§ EXERCISE BRIEF
Wherever a line in the data below holds "matplotlib", copy that line.

§ EXTRACTED DATA

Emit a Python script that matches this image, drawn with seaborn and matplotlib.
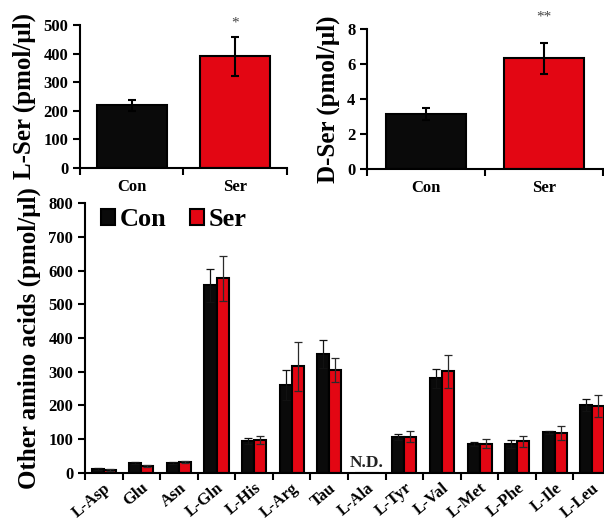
import numpy as np
import pandas as pd
import matplotlib
matplotlib.use('Agg')
import matplotlib.pyplot as plt
import seaborn as sns

# top panels
groups = ['Con', 'Ser']
lser_mean = [219, 390]
lser_err = [19, 68]
dser_mean = [3.15, 6.32]
dser_err = [0.32, 0.88]

# bottom panel
amino_acids = ['L-Asp', 'Glu', 'Asn', 'L-Gln', 'L-His', 'L-Arg', 'Tau', 'L-Ala',
               'L-Tyr', 'L-Val', 'L-Met', 'L-Phe', 'L-Ile', 'L-Leu']
con_mean = [12, 30, 30, 556, 95, 261, 352, np.nan, 106, 280, 86, 87, 120, 202]
con_err = [2, 3, 2, 49, 8, 45, 42, 0, 9, 28, 5, 12, 4, 17]
ser_mean = [9, 22, 32, 577, 99, 316, 306, np.nan, 108, 301, 87, 94, 118, 198]
ser_err = [2, 3, 3, 66, 12, 72, 36, 0, 15, 49, 13, 17, 20, 32]

palette = {'Con': '#0a0a0a', 'Ser': '#e30613'}

sns.set_style('ticks')
plt.rcParams['font.family'] = ['Liberation Serif', 'DejaVu Serif']
plt.rcParams['font.weight'] = 'bold'
plt.rcParams['axes.linewidth'] = 1.5
plt.rcParams['text.color'] = 'black'
plt.rcParams['axes.labelcolor'] = 'black'
plt.rcParams['xtick.color'] = 'black'
plt.rcParams['ytick.color'] = 'black'
plt.rcParams['axes.edgecolor'] = 'black'

fig = plt.figure(figsize=(6.04, 5.2), dpi=100)
ax1 = fig.add_axes([0.1325, 0.677, 0.3425, 0.275])
ax2 = fig.add_axes([0.608, 0.675, 0.39, 0.269])
ax3 = fig.add_axes([0.1407, 0.0904, 0.871, 0.5192])


def style_axis(ax, n, ylabel):
    sns.despine(ax=ax)
    ax.set_xlim(-0.5, n - 0.5)
    ax.set_xlabel('')
    ax.set_ylabel(ylabel, fontsize=18, fontweight='bold', labelpad=5)
    ax.tick_params(axis='x', which='major', length=0, labelsize=12, pad=8)
    ax.set_xticks(np.arange(n + 1) - 0.5, minor=True)
    ax.tick_params(axis='x', which='minor', length=5, width=1.5, direction='out')
    ax.tick_params(axis='y', length=5, width=1.5, direction='out', labelsize=12)


def add_errors(ax, errs, colors, lw, cap):
    for cont, err, col in zip(ax.containers, errs, colors):
        for bar, e in zip(cont, err):
            h = bar.get_height()
            if not np.isfinite(h) or e == 0:
                continue
            x = bar.get_x() + bar.get_width() / 2
            ax.errorbar(x, h, yerr=e, fmt='none', ecolor=col, elinewidth=lw,
                        capsize=cap, capthick=lw, zorder=5)


# L-Ser
df1 = pd.DataFrame({'group': groups, 'value': lser_mean})
sns.barplot(data=df1, x='group', y='value', hue='group', palette=palette,
            saturation=1, errorbar=None, width=0.68, edgecolor='black',
            linewidth=1.5, legend=False, ax=ax1)
add_errors(ax1, [[e] for e in lser_err], ['black', 'black'], 1.5, 3)
style_axis(ax1, 2, 'L-Ser (pmol/\u03bcl)')
ax1.set_ylim(0, 500)
ax1.set_yticks(range(0, 501, 100))
ax1.text(1, 505, '*', ha='center', va='center', fontsize=11,
         fontweight='normal', color='#444444', clip_on=False)

# D-Ser
df2 = pd.DataFrame({'group': groups, 'value': dser_mean})
sns.barplot(data=df2, x='group', y='value', hue='group', palette=palette,
            saturation=1, errorbar=None, width=0.68, edgecolor='black',
            linewidth=1.5, legend=False, ax=ax2)
add_errors(ax2, [[e] for e in dser_err], ['black', 'black'], 1.5, 3)
style_axis(ax2, 2, 'D-Ser (pmol/\u03bcl)')
ax2.set_ylim(0, 8)
ax2.set_yticks(range(0, 9, 2))
ax2.text(1, 8.7, '**', ha='center', va='center', fontsize=11,
         fontweight='normal', color='#444444', clip_on=False)

# other amino acids
df3 = pd.DataFrame({
    'amino': amino_acids * 2,
    'group': ['Con'] * len(amino_acids) + ['Ser'] * len(amino_acids),
    'value': [0 if np.isnan(v) else v for v in con_mean + ser_mean],
})
sns.barplot(data=df3, x='amino', y='value', hue='group', palette=palette,
            saturation=1, errorbar=None, width=0.64, edgecolor='black',
            linewidth=1.5, ax=ax3)
add_errors(ax3, [con_err, ser_err], ['#111111', '#2a2a2a'], 0.9, 3)
style_axis(ax3, len(amino_acids), 'Other amino acids (pmol/\u03bcl)')
ax3.set_ylim(0, 800)
ax3.set_yticks(range(0, 801, 100))
ax3.tick_params(axis='x', which='major', pad=5)
for lab in ax3.get_xticklabels():
    lab.set_rotation(40)
    lab.set_ha('right')
    lab.set_rotation_mode('anchor')
    lab.set_fontsize(12)
ax3.text(amino_acids.index('L-Ala'), 6, 'N.D.', ha='center', va='bottom',
         fontsize=12.5, fontweight='bold', color='#222222')
ax3.legend(loc='upper left', bbox_to_anchor=(0.0, 1.04), frameon=False,
           ncol=2, handlelength=0.55, handleheight=0.55,
           handletextpad=0.15, columnspacing=0.9, borderaxespad=0.2,
           prop={'weight': 'bold', 'size': 19})

fig.savefig('out.png', dpi=100)
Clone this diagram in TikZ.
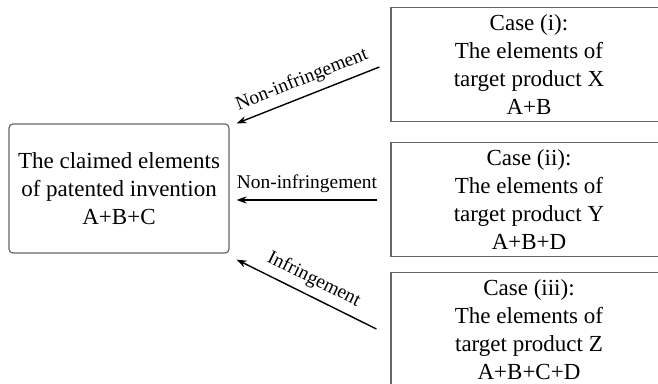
\documentclass[tikz,border=0pt]{standalone}
\usepackage{fontspec}
\setmainfont{Liberation Serif}
\usetikzlibrary{arrows.meta}

\tikzset{
    claimbox/.style={draw=black!60,rounded corners=2pt,line width=0.6pt,align=center,minimum width=110pt,minimum height=64.5pt,font=\fontsize{11.5}{14}\selectfont},
    casebox/.style={draw=black!60,line width=0.6pt,align=center,minimum width=138pt,minimum height=57pt,font=\fontsize{11.5}{14}\selectfont},
    verdict/.style={line width=0.7pt,-{Stealth[length=5pt,width=3.6pt]}},
    verdictlabel/.style={sloped,above,midway,font=\fontsize{9.7}{11}\selectfont}
}

\begin{document}
\begin{tikzpicture}[x=0.5pt,y=-0.5pt]
    \useasboundingbox (0,0) rectangle (658,384);

    % Claimed invention
    \node [claimbox] (claim) at (119,188.5) {The claimed elements\\of patented invention\\A+B+C};

    % Target products
    \node [casebox] (casei) at (529,64.5) {Case (i):\\The elements of\\target product X\\A+B};
    \node [casebox] (caseii) at (529,199.5) {Case (ii):\\The elements of\\target product Y\\A+B+D};
    \node [casebox] (caseiii) at (529,329.5) {Case (iii):\\The elements of\\target product Z\\A+B+C+D};

    % Comparisons
    \draw [verdict] ([shift={(-11,2.5)}]casei.west) -- ([shift={(7,0)}]claim.north east) node [verdictlabel] {Non-infringement};
    \draw [verdict] ([shift={(-13,0.5)}]caseii.west) -- ([shift={(7,11.5)}]claim.east) node [verdictlabel] {Non-infringement};
    \draw [verdict] ([shift={(-14,-0.5)}]caseiii.west) -- ([shift={(7,6)}]claim.south east) node [verdictlabel] {Infringement};

\end{tikzpicture}
\end{document}
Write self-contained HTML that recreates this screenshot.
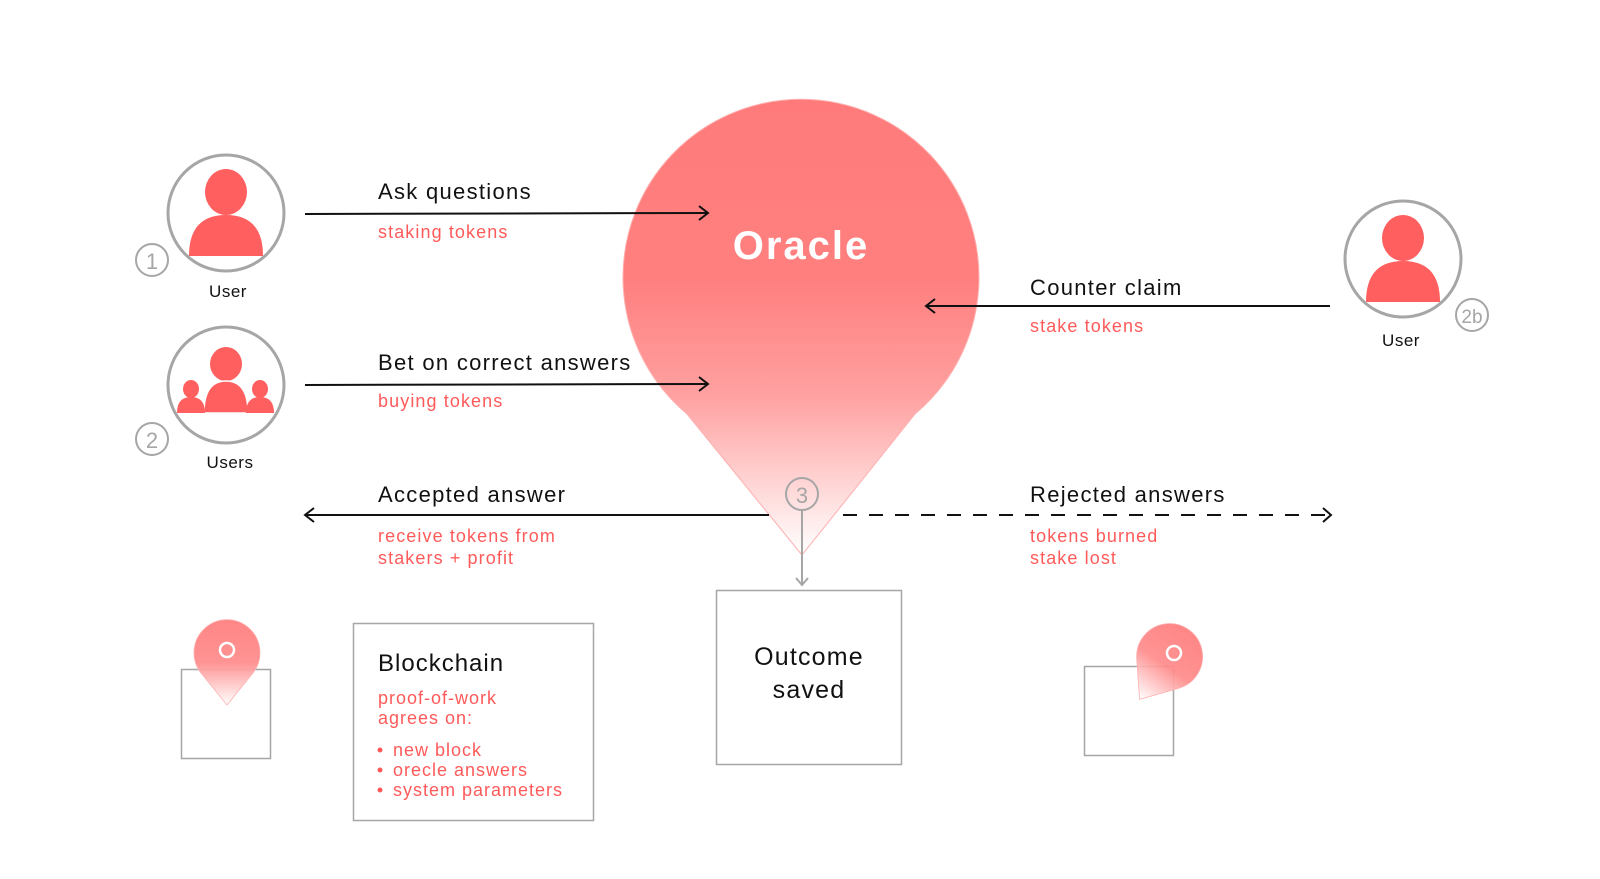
<!DOCTYPE html>
<html><head><meta charset="utf-8"><style>
html,body{margin:0;padding:0;background:#fff;}
svg{display:block;font-family:"Liberation Sans",sans-serif;}
</style></head><body>
<svg width="1600" height="879" viewBox="0 0 1600 879" xmlns="http://www.w3.org/2000/svg">
<defs>
<linearGradient id="og" x1="0" y1="97" x2="0" y2="555" gradientUnits="userSpaceOnUse">
<stop offset="0" stop-color="#ff7b7b"/>
<stop offset="0.4" stop-color="#ff7f7f"/>
<stop offset="0.65" stop-color="#ffa0a0"/>
<stop offset="0.85" stop-color="#ffd6d6"/>
<stop offset="1" stop-color="#ffffff"/>
</linearGradient>
<linearGradient id="sg" x1="0" y1="0" x2="0" y2="1">
<stop offset="0" stop-color="#ff7b7b"/>
<stop offset="0.5" stop-color="#ff8a8a"/>
<stop offset="1" stop-color="#ffffff"/>
</linearGradient>
<clipPath id="c1"><circle cx="226" cy="213" r="57"/></clipPath>
<clipPath id="c2"><circle cx="226" cy="385" r="57"/></clipPath>
<clipPath id="c3"><circle cx="1403" cy="259" r="57"/></clipPath>
</defs>

<!-- Oracle pin -->
<path d="M802 555 L687 414 A178 178 0 1 1 915 414 Z" fill="url(#og)" stroke="#ffb0b0" stroke-width="1"/>
<text x="801" y="259" font-size="40" font-weight="bold" fill="#fff" text-anchor="middle" letter-spacing="2">Oracle</text>

<!-- user 1 -->
<circle cx="226" cy="213" r="58" fill="#fff" stroke="#a6a6a6" stroke-width="3"/>
<g clip-path="url(#c1)" fill="#ff5f5f">
<ellipse cx="226" cy="192" rx="21" ry="23"/>
<path d="M189 256 Q189 215 226 215 Q263 215 263 256 Z"/>
</g>
<circle cx="152" cy="260" r="16" fill="#fff" stroke="#a6a6a6" stroke-width="2"/>
<text x="152" y="269" font-size="22" fill="#a6a6a6" text-anchor="middle">1</text>
<text x="228" y="297" font-size="17" fill="#111" text-anchor="middle" letter-spacing="0.5">User</text>

<!-- users 2 -->
<circle cx="226" cy="385" r="58" fill="#fff" stroke="#a6a6a6" stroke-width="3"/>
<g clip-path="url(#c2)" fill="#ff5f5f">
<ellipse cx="226" cy="364" rx="16" ry="17"/>
<path d="M204 413 Q204 381 226 381 Q248 381 248 413 Z" stroke="#fff" stroke-width="1.5"/>
<ellipse cx="191" cy="389" rx="8" ry="9"/>
<path d="M177 413 Q177 397 191 397 Q205 397 205 413 Z"/>
<ellipse cx="260" cy="389" rx="8" ry="9"/>
<path d="M246 413 Q246 397 260 397 Q274 397 274 413 Z"/>
</g>
<circle cx="152" cy="439" r="16" fill="#fff" stroke="#a6a6a6" stroke-width="2"/>
<text x="152" y="448" font-size="22" fill="#a6a6a6" text-anchor="middle">2</text>
<text x="230" y="468" font-size="17" fill="#111" text-anchor="middle" letter-spacing="0.5">Users</text>

<!-- user 2b -->
<circle cx="1403" cy="259" r="58" fill="#fff" stroke="#a6a6a6" stroke-width="3"/>
<g clip-path="url(#c3)" fill="#ff5f5f">
<ellipse cx="1403" cy="238" rx="21" ry="23"/>
<path d="M1366 302 Q1366 261 1403 261 Q1440 261 1440 302 Z"/>
</g>
<circle cx="1472" cy="315" r="16" fill="#fff" stroke="#a6a6a6" stroke-width="2"/>
<text x="1472" y="323" font-size="19" fill="#a6a6a6" text-anchor="middle">2b</text>
<text x="1401" y="346" font-size="17" fill="#111" text-anchor="middle" letter-spacing="0.5">User</text>

<!-- arrows -->
<g stroke="#111" stroke-width="2" fill="none">
<line x1="305" y1="214" x2="708" y2="213"/>
<polyline points="699,206 708,213 699,220"/>
<line x1="305" y1="385" x2="708" y2="384"/>
<polyline points="699,377 708,384 699,391"/>
<line x1="1330" y1="306" x2="926" y2="306"/>
<polyline points="935,299 926,306 935,313"/>
<line x1="769" y1="515" x2="305" y2="515"/>
<polyline points="314,508 305,515 314,522"/>
<line x1="843" y1="515" x2="1328" y2="515" stroke-dasharray="14 12"/>
<polyline points="1323,508 1331,515 1323,522"/>
</g>

<!-- badge 3 -->
<circle cx="802" cy="494" r="16" fill="none" stroke="#a6a6a6" stroke-width="2"/>
<text x="802" y="503" font-size="22" fill="#a6a6a6" text-anchor="middle">3</text>
<line x1="802" y1="510" x2="802" y2="585" stroke="#a6a6a6" stroke-width="2"/>
<polyline points="796,578 802,585 808,578" fill="none" stroke="#a6a6a6" stroke-width="2"/>

<!-- labels -->
<g font-size="22" fill="#111" letter-spacing="1.3">
<text x="378" y="199">Ask questions</text>
<text x="378" y="370">Bet on correct answers</text>
<text x="378" y="502">Accepted answer</text>
<text x="1030" y="295">Counter claim</text>
<text x="1030" y="502">Rejected answers</text>
</g>
<g font-size="18" fill="#ff5a5a" letter-spacing="1.1">
<text x="378" y="238">staking tokens</text>
<text x="378" y="407">buying tokens</text>
<text x="378" y="542">receive tokens from</text>
<text x="378" y="564">stakers + profit</text>
<text x="1030" y="332">stake tokens</text>
<text x="1030" y="542">tokens burned</text>
<text x="1030" y="564">stake lost</text>
</g>

<!-- outcome box -->
<rect x="716.5" y="590.5" width="185" height="174" fill="#fff" stroke="#a6a6a6" stroke-width="1.5"/>
<text x="809" y="665" font-size="25" fill="#111" text-anchor="middle" letter-spacing="1.2">Outcome</text>
<text x="809" y="698" font-size="25" fill="#111" text-anchor="middle" letter-spacing="1.2">saved</text>

<!-- blockchain box -->
<rect x="353.5" y="623.5" width="240" height="197" fill="#fff" stroke="#a6a6a6" stroke-width="1.5"/>
<text x="378" y="671" font-size="24" fill="#111" letter-spacing="1">Blockchain</text>
<g font-size="18" fill="#ff5a5a" letter-spacing="1">
<text x="378" y="704">proof-of-work</text>
<text x="378" y="724">agrees on:</text>
<text x="393" y="756">new block</text>
<text x="393" y="776">orecle answers</text>
<text x="393" y="796">system parameters</text>
<circle cx="380" cy="750" r="2.5"/>
<circle cx="380" cy="770" r="2.5"/>
<circle cx="380" cy="790" r="2.5"/>
</g>

<!-- left small box + pin -->
<rect x="181.5" y="669.5" width="89" height="89" fill="#fff" stroke="#a6a6a6" stroke-width="1.5"/>
<path d="M227 705 L201 673 A33 33 0 1 1 253 673 Z" fill="url(#sg)" fill-opacity="0.92" stroke="#ffb0b0" stroke-width="0.8"/>
<circle cx="227" cy="650" r="7" fill="none" stroke="#fff" stroke-width="2.5"/>

<!-- right small box + pin -->
<rect x="1084.5" y="666.5" width="89" height="89" fill="none" stroke="#a6a6a6" stroke-width="1.5"/>
<g transform="rotate(35 1170 656)">
<path d="M1170 709 L1144 677 A33 33 0 1 1 1196 677 Z" fill="url(#sg)" fill-opacity="0.92" stroke="#ffb0b0" stroke-width="0.8"/>
</g>
<circle cx="1174" cy="653" r="7" fill="none" stroke="#fff" stroke-width="2.5"/>
</svg>
</body></html>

§ FULL OUTPUT
Emit a Python script that matches this image, drawn with seaborn and matplotlib.
import matplotlib
matplotlib.use('Agg')
import matplotlib.pyplot as plt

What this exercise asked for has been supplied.